Ruaidhrí appears to have only gained control of the lordship after swearing allegiance to Robert I. Specifically, at some during the king's reign, Cairistíona resigned her claims with the condition that, if Ruaidhrí died without a male heir, and her like-named son married one of Ruaidhrí's daughters, Cairistíona's son would secure the inheritance. Although there is uncertainty as to why the king allowed Ruaidhrí consolidate control of the kindred over his own close associate Cairistíona, it is apparent that Ruaidhrí's faithful service to the king ensured the continuation of his kindred.

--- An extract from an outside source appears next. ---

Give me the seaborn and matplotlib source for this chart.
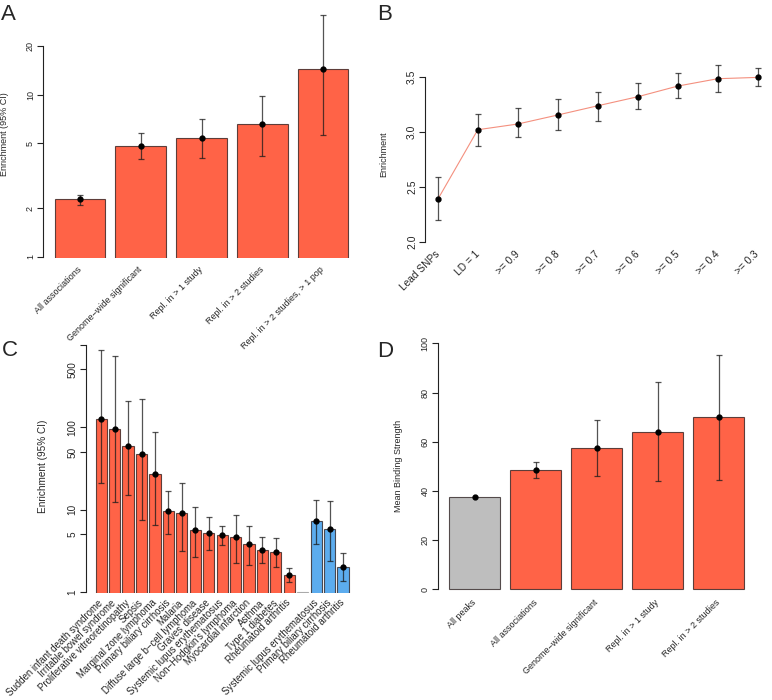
import seaborn as sns
import matplotlib.pyplot as plt
import pandas as pd
import numpy as np

# Panel A: enrichment by association class
a_labels = ["All associations", "Genome\u2212wide significant", "Repl. in > 1 study",
            "Repl. in > 2 studies", "Repl. in > 2 studies, > 1 pop"]
a_enrich = [2.26, 4.84, 5.42, 6.58, 14.4]
a_lo = [2.10, 4.03, 4.09, 4.19, 5.6]
a_hi = [2.42, 5.82, 7.03, 9.86, 30.8]

# Panel B: enrichment by LD threshold
b_labels = ["Lead SNPs", "LD = 1", ">= 0.9", ">= 0.8", ">= 0.7",
            ">= 0.6", ">= 0.5", ">= 0.4", ">= 0.3"]
b_enrich = [2.385, 3.018, 3.07, 3.152, 3.236, 3.318, 3.415, 3.482, 3.494]
b_lo = [2.197, 2.87, 2.955, 3.015, 3.10, 3.203, 3.309, 3.36, 3.415]
b_hi = [2.59, 3.16, 3.218, 3.294, 3.358, 3.442, 3.536, 3.606, 3.576]

# Panel C: enrichment per disease (red / blank / blue groups)
c_labels = ["Sudden infant death syndrome", "Irritable bowel syndrome",
            "Proliferative vitreoretinopathy", "Sepsis", "Marginal zone lymphoma",
            "Primary biliary cirrhosis", "Malaria", "Diffuse large b\u2212cell lymphoma",
            "Graves' disease", "Systemic lupus erythematosus", "Non\u2212Hodgkin's lymphoma",
            "Myocardial infarction", "Asthma", "Type 1 diabetes", "Rheumatoid arthritis",
            "", "Systemic lupus erythematosus", "Primary biliary cirrhosis",
            "Rheumatoid arthritis"]
c_group = ["red"] * 15 + ["blank"] + ["blue"] * 3
c_enrich = [126, 94.6, 58.9, 47.6, 27.2, 9.55, 9.03, 5.67, 5.27, 4.94, 4.63,
            3.84, 3.25, 3.10, 1.62, 1, 7.22, 5.84, 2.02]
c_lo = [21, 12.4, 15.0, 7.57, 6.46, 5.08, 3.16, 2.67, 3.25, 3.74, 2.28,
        2.14, 2.24, 2.04, 1.31, np.nan, 3.81, 2.37, 1.38]
c_hi = [861, 729, 206, 222, 87, 16.7, 21, 10.9, 8.15, 6.35, 8.62,
        6.35, 4.63, 4.54, 1.95, np.nan, 13.1, 12.6, 2.99]

# Panel D: mean binding strength
d_labels = ["All peaks", "All associations", "Genome\u2212wide significant",
            "Repl. in > 1 study", "Repl. in > 2 studies"]
d_group = ["grey", "red", "red", "red", "red"]
d_strength = [37.4, 48.4, 57.3, 64.0, 70.1]
d_lo = [np.nan, 45.1, 45.9, 43.9, 44.4]
d_hi = [np.nan, 51.9, 68.7, 84.1, 95.4]

palette = {"red": "#FF6347", "blue": "#5CACEE", "grey": "#BEBEBE", "blank": "white"}
edge = (0.1, 0.05, 0.05, 0.7)
err_col = (0.1, 0.1, 0.1, 0.75)

sns.set_style("white", {"axes.facecolor": "none"})
plt.rcParams["font.family"] = ["Liberation Sans", "DejaVu Sans"]
plt.rcParams["font.size"] = 6.5

fig = plt.figure(figsize=(7.72, 7.0), dpi=100)


def style_axis(ax, ticks, ticklabels, lo, hi, xlabels, xpad, fs=6.5, xfs=6.5):
    for s in ["top", "right", "bottom"]:
        ax.spines[s].set_visible(False)
    ax.spines["left"].set_bounds(lo, hi)
    ax.spines["left"].set_linewidth(0.8)
    ax.spines["left"].set_color("#222222")
    ax.minorticks_off()
    ax.set_yticks(ticks)
    ax.set_yticklabels(ticklabels)
    ax.tick_params(axis="y", left=True, length=4.3, width=0.8, color="#222222",
                   pad=1.5, labelsize=fs, labelrotation=90)
    for t in ax.get_yticklabels():
        t.set_va("center")
    ax.set_xticks(range(len(xlabels)))
    ax.set_xticklabels(xlabels, rotation=45, ha="right", va="center",
                       rotation_mode="anchor", fontsize=xfs)
    ax.tick_params(axis="x", length=0, pad=xpad)
    ax.set_xlabel("")


def bars(ax, labels, values, lo, hi, groups):
    df = pd.DataFrame({"slot": range(len(labels)), "value": values, "group": groups})
    sns.barplot(data=df, x="slot", y="value", hue="group", palette=palette,
                dodge=False, legend=False, width=0.833, edgecolor=edge, saturation=1,
                linewidth=0.8, errorbar=None, ax=ax)
    for p in ax.patches:
        if p.get_facecolor()[:3] == (1.0, 1.0, 1.0):
            p.set_edgecolor("#AAAAAA")
    v = np.array(values, dtype=float)
    yerr = [v - np.array(lo, dtype=float), np.array(hi, dtype=float) - v]
    ax.errorbar(df["slot"], v, yerr=yerr, fmt="none", ecolor=err_col,
                elinewidth=0.9, capsize=2.5, capthick=0.9, zorder=3)
    shown = df["group"] != "blank"
    ax.plot(df["slot"][shown], v[shown], "o", color="black", ms=3.5, zorder=4)


# A
ax = fig.add_axes([43 / 772, 1 - 258 / 700, 317 / 772, 248 / 700])
bars(ax, a_labels, a_enrich, a_lo, a_hi, ["red"] * 5)
ax.set_yscale("log")
ax.set_ylim(0.985, 33.2)
ax.set_xlim(-0.61, 4.61)
style_axis(ax, [1, 2, 5, 10, 20], ["1", "2", "5", "10", "20"], 1, 20, a_labels, 7)
ax.set_ylabel("Enrichment (95% CI)", fontsize=6.5)
ax.yaxis.set_label_coords(-0.107, 0.5)

# B
ax = fig.add_axes([425 / 772, 1 - 248.7 / 700, 345.5 / 772, 190 / 700])
xb = np.arange(len(b_labels))
sns.lineplot(x=xb, y=b_enrich, color="#F4907F", linewidth=0.8, ax=ax)
vb = np.array(b_enrich)
ax.errorbar(xb, vb, yerr=[vb - np.array(b_lo), np.array(b_hi) - vb], fmt="none",
            ecolor=err_col, elinewidth=0.9, capsize=2.5, capthick=0.9, zorder=3)
ax.plot(xb, vb, "o", color="black", ms=3.5, zorder=4)
ax.set_ylim(1.936, 3.664)
ax.set_xlim(-0.32, 8.32)
style_axis(ax, [2.0, 2.5, 3.0, 3.5], ["2.0", "2.5", "3.0", "3.5"], 2.0, 3.5, b_labels,
           2.5, fs=7.5, xfs=7.3)
ax.set_ylabel("Enrichment", fontsize=6.5)
ax.yaxis.set_label_coords(-0.107, 0.5)

# C
ax = fig.add_axes([85.5 / 772, 1 - 592.7 / 700, 273.3 / 772, 252.7 / 700])
bars(ax, c_labels, c_enrich, c_lo, c_hi, c_group)
ax.set_yscale("log")
ax.set_ylim(0.985, 1137)
ax.set_xlim(-1.17, 19.17)
style_axis(ax, [1, 5, 10, 50, 100, 500, 1000], ["1", "5", "10", "50", "100", "500", ""],
           1, 1000, c_labels, 6.2, fs=7.2, xfs=6.9)
ax.set_ylabel("Enrichment (95% CI)", fontsize=7.2)
ax.yaxis.set_label_coords(-0.137, 0.5)

# D
ax = fig.add_axes([437.7 / 772, 1 - 599 / 700, 318.3 / 772, 265.5 / 700])
bars(ax, d_labels, d_strength, d_lo, d_hi, d_group)
ax.set_ylim(-4, 104)
ax.set_xlim(-0.61, 4.61)
style_axis(ax, [0, 20, 40, 60, 80, 100], ["0", "20", "40", "60", "80", "100"], 0, 100,
           d_labels, 1.5)
ax.set_ylabel("Mean Binding Strength", fontsize=6.5)
ax.yaxis.set_label_coords(-0.109, 0.5)

# panel letters
for letter, x, y in [("A", 1, 4), ("B", 377, 4), ("C", 2, 340), ("D", 377, 341)]:
    fig.text(x / 772, 1 - y / 700, letter, fontsize=16, ha="left", va="top")

fig.savefig("out.png", dpi=100)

At about the turn of the twentieth century, partisan historians of Clann Domhnaill portrayed Lachlann and his kin as "Highland rovers", and likened their exploits against Clann Domhnaill to the "piratical tendencies of the ancient Vikings". Later in twentieth-century historical literature, Lachlann was still regarded a "sinister figure", likened to a "buccaneering predator", and described as a "shadowy figure ... always in the background, always a troublemaker". Such summarisations of their lives are nevertheless oversimplifications of their recorded careers as vigorous regional lords. According to the fifteenth-century manuscript National Library of Scotland Advocates' 72.1.1 (MS 1467), Lachlann had a son named Raghnall.